Jorge Valdovinos Gómez is a Chilean politician who served as mayor of Concón, in the Valparaíso Region. In later years, he remained active in local political debate and municipal affairs, offering public assessments of the commune's development challenges and proposals for institutional reform.

He has also publicly proposed infrastructure initiatives, including the construction of a new municipal building for the city.

== Biography ==
During his tenure as mayor of Concón, Valdovinos was involved in municipal governance during a period marked by both administrative activity and judicial scrutiny.

In 2011, he was formally charged for a second time in the so-called Messenger case, related to allegations of computer espionage within the municipality.

Subsequently, he was acquitted of the charges by the courts, which ruled in his favor in the case concerning alleged computer espionage.

== Political career ==
Valdovinos remained active in local politics after leaving office.
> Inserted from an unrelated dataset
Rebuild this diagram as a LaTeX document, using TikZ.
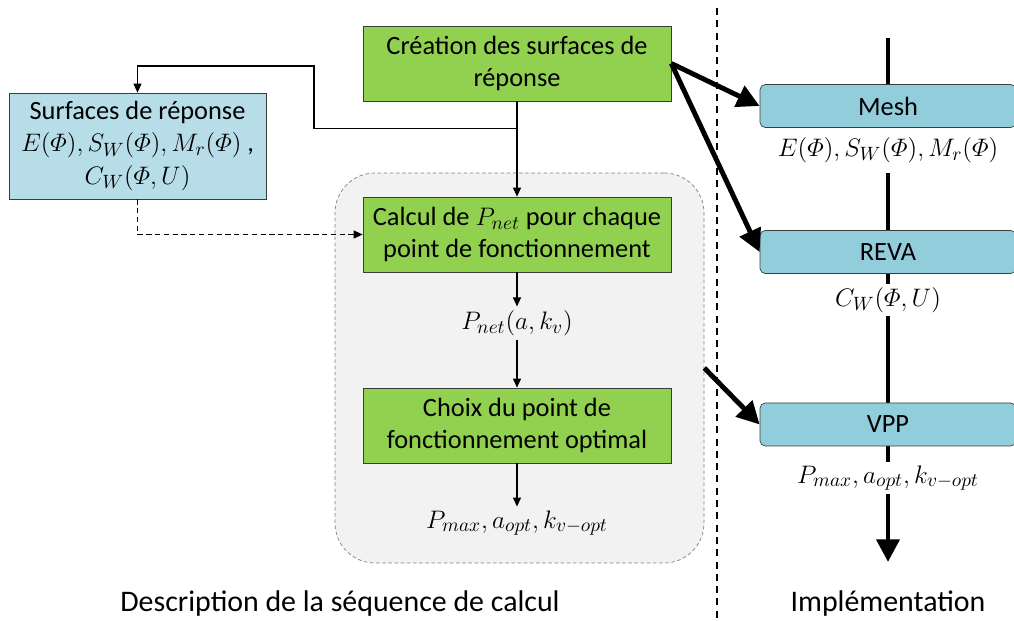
\documentclass[tikz,border=0pt]{standalone}
\usepackage{amsmath}
\usepackage{fontspec}
\setmainfont{Carlito}
\usetikzlibrary{arrows.meta,positioning,calc}
\definecolor{boxgreen}  {RGB}{146,208,80}
\definecolor{surfblue}  {RGB}{183,222,232}
\definecolor{implblue}  {RGB}{146,205,220}
\definecolor{zonegray}  {RGB}{242,242,242}
\definecolor{edgegray}  {RGB}{60,60,60}

\begin{document}
\begin{tikzpicture}[
  every node/.style={font=\fontsize{15}{18.5}\selectfont},
  gbox/.style={draw=edgegray,fill=boxgreen,minimum width=6.16cm,minimum height=1.5cm,
               align=center,inner sep=2pt},
  sbox/.style={draw=edgegray,fill=surfblue,minimum width=5.14cm,minimum height=2.12cm,
               align=center,inner sep=2pt},
  ibox/.style={draw=edgegray,fill=implblue,rounded corners=3pt,
               minimum width=5.12cm,minimum height=0.86cm,inner sep=2pt},
  res/.style={fill=white,inner sep=2pt},
  zres/.style={inner sep=2pt},
  arr/.style={-{Triangle[length=1.8mm,width=1.6mm]},line width=0.6pt},
  darr/.style={arr,dash pattern=on 3pt off 2pt},
  bigarr/.style={-{Triangle[length=4.5mm,width=4.5mm]},line width=2.8pt},
  titre/.style={font=\fontsize{17}{20}\selectfont},
]
\useasboundingbox (0,0) rectangle (20.28,-12.42);
\clip (0,0) rectangle (20.28,-12.42);

%% ── Calculation sequence ────────────────────────────────────────────────
\node[draw=gray,fill=zonegray,dash pattern=on 2pt off 1.5pt,rounded corners=0.8cm,
      minimum width=7.38cm,minimum height=7.8cm] (zone) at (10.39,-7.36) {};

\node[gbox] (creation) at (10.34,-1.27) {Création des surfaces de\\réponse};
\node[sbox] (surf) at (2.75,-2.92)
  {Surfaces de réponse\\$E(\varPhi),S_W(\varPhi),M_r(\varPhi)$ ,\\$C_W(\varPhi,U)$};
\node[gbox] (calcul) at (10.34,-4.69) {Calcul de $P_{net}$ pour chaque\\point de fonctionnement};
\node[zres] (pnet) at (10.34,-6.46) {$P_{net}(a,k_v)$};
\node[gbox] (choix) at (10.34,-8.51) {Choix du point de\\fonctionnement optimal};
\node[zres] (pmax) at (10.34,-10.46) {$P_{max},a_{opt},k_{v-opt}$};

%% ── Connections ─────────────────────────────────────────────────────────
\coordinate (split) at ($(creation.south)+(0,-0.54)$);
\coordinate (bend) at (6.28,-1.32);
\draw[arr] (creation.south) -- (calcul.north);
\draw[arr] (split) -| (bend) -| (surf.north);
\draw[darr] (surf.south) |- (calcul.west);
\draw[arr] (calcul.south) -- (pnet.north);
\draw[arr] (pnet.south) -- (choix.north);
\draw[arr] (choix.south) -- (pmax.north);

%% ── Separator ───────────────────────────────────────────────────────────
\coordinate (divtop) at (14.34,-0.16);
\coordinate (divbot) at (14.34,-12.42);
\draw[line width=0.8pt,dash pattern=on 4pt off 3pt] (divtop) -- (divbot);

%% ── Implementation ──────────────────────────────────────────────────────
\coordinate (flowtop) at (17.76,-0.76);
\coordinate (flowbot) at (17.76,-11.24);
\draw[bigarr] (flowtop) -- (flowbot);

\node[res,inner ysep=6pt] (meshout) at (17.76,-3.0) {$E(\varPhi),S_W(\varPhi),M_r(\varPhi)$};
\node[ibox] (mesh) at (17.76,-2.12) {Mesh};
\node[ibox] (reva) at (17.76,-5.04) {REVA};
\node[res] (revaout) at (17.76,-6.0) {$C_W(\varPhi,U)$};
\node[ibox] (vpp) at (17.76,-8.49) {VPP};
\node[res] (vppout) at (17.76,-9.56) {$P_{max},a_{opt},k_{v-opt}$};

\draw[bigarr] (creation.east) -- (mesh.west);
\draw[bigarr] (creation.east) -- (reva.west);
\draw[bigarr] (zone.east) -- (vpp.west);

%% ── Titles ──────────────────────────────────────────────────────────────
\node[titre] (desc) at (6.8,-12.08) {Description de la séquence de calcul};
\node[titre] (impl) at (17.76,-12.08) {Implémentation};

\end{tikzpicture}
\end{document}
In 2020, he participated in the Chile Vamos municipal primaries for the mayoralty of Concón, narrowly defeating other candidates and becoming the coalition's nominee for the 2021 municipal elections.

During the campaign, he received public backing from national political figures, including then Minister of Defense Mario Desbordes, who endorsed his candidacy on behalf of the Chile Vamos coalition.